Wednesday, October 15, 2008

Maths, mind and God

Here's a couple of odd recent papers of interest to be found on arXiv:

* the first has the intriguing title: Modeling the creative process of the mind by prime numbers and a simple proof of the Riemann Hypothesis. Here's a bit from the abstract:
The creative process of the mind is lawfully determined but the outcome is unpredictable. The mathematical equivalent or model of this process is the creation of primes. Primes have the inherent property of unpredictability but can be generated by the creation algorithm of the mind, termed the Prime Law, via a fully deterministic lawful process. This new understanding of the essence of primes can deduce some of the best-known properties of primes, including the Riemann Hypothesis (RH).
I was not familiar with the Riemann Hypothesis, and the discussion of it in the paper is pretty interesting. The author perhaps gets a bit too much ying & yang-y, but overall it's worth a look.

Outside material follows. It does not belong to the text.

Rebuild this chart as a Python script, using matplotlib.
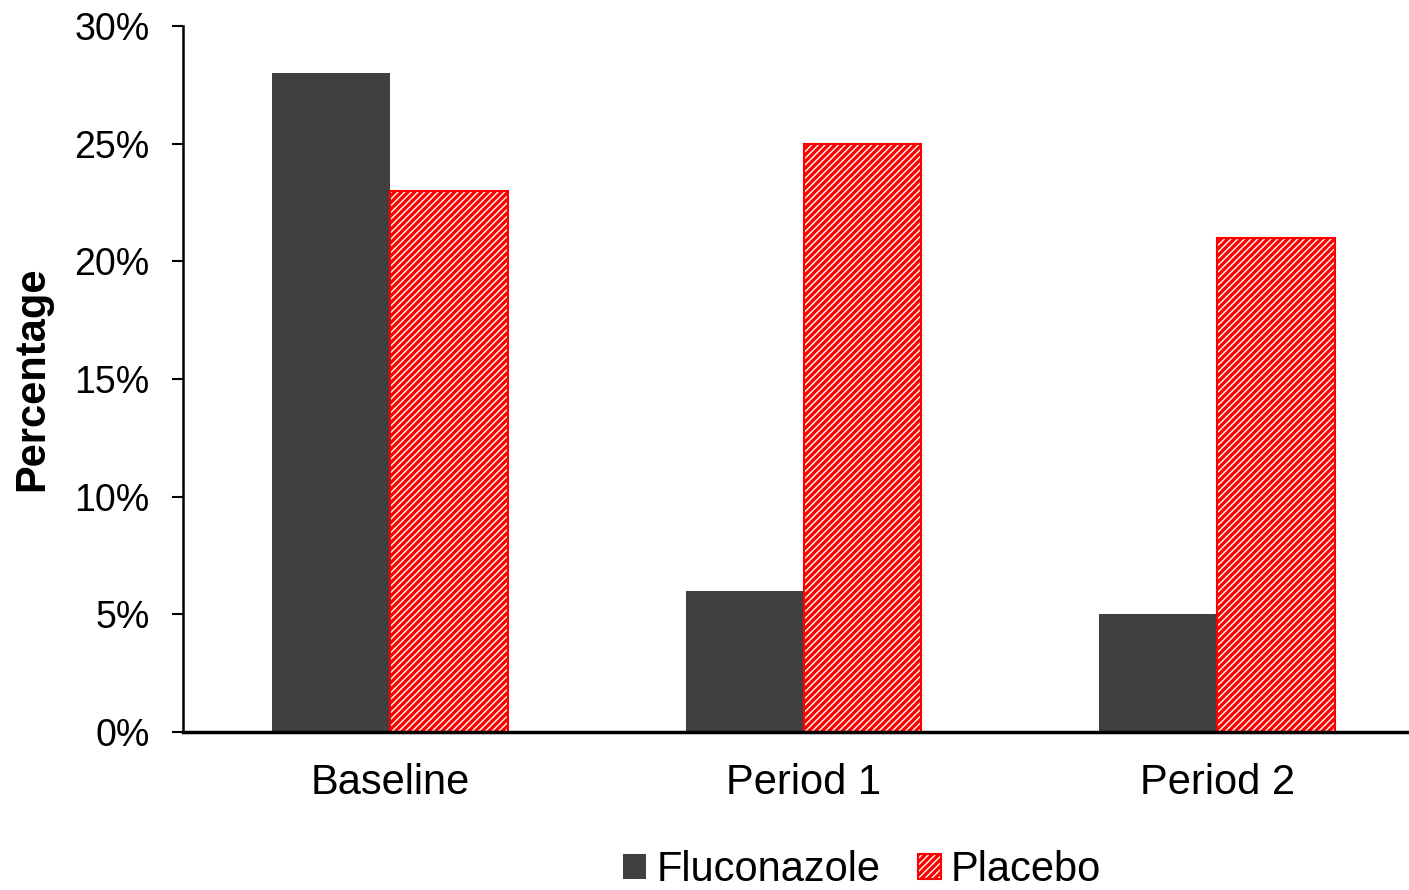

* The significance of maths overall gets a run in a paper by a few mathematicians/philosophers (who one would at least have to suspect as being Catholic) entitled In whose mind is Mathematics an "a priori cognition"?

The argument, if I understand it correctly, is that if Kant's view of mathematics is correct ("an 'a priori' cognition"), then modern maths with its proof that there are some unsolvable questions for the human mind means that mathematics must exist in a mind greater than humans, which "can contain the whole of mathematics at once". Ergo, maths proves God.

I'm not entirely sure how original this argument is. Godel thought he had come up with a proof of God, but his argument was (I think) more esoteric.

The view that mathematics leads its own Platonic existence while waiting to be discovered by human minds can easily lead to theistic thoughts. I suppose you can avoid the issue of whether maths has to exist within any mind at all by arguing like cosmologist Max Tegmark, who goes as far as to say that the Universe is actually made of mathematics. However, I am not entirely sure that anyone can fully understand what that means.

Anyway, with my soft spot for Kant, I like the idea that he and modern mathematicians may have together proved an omniscient Mind exists throughout the universe.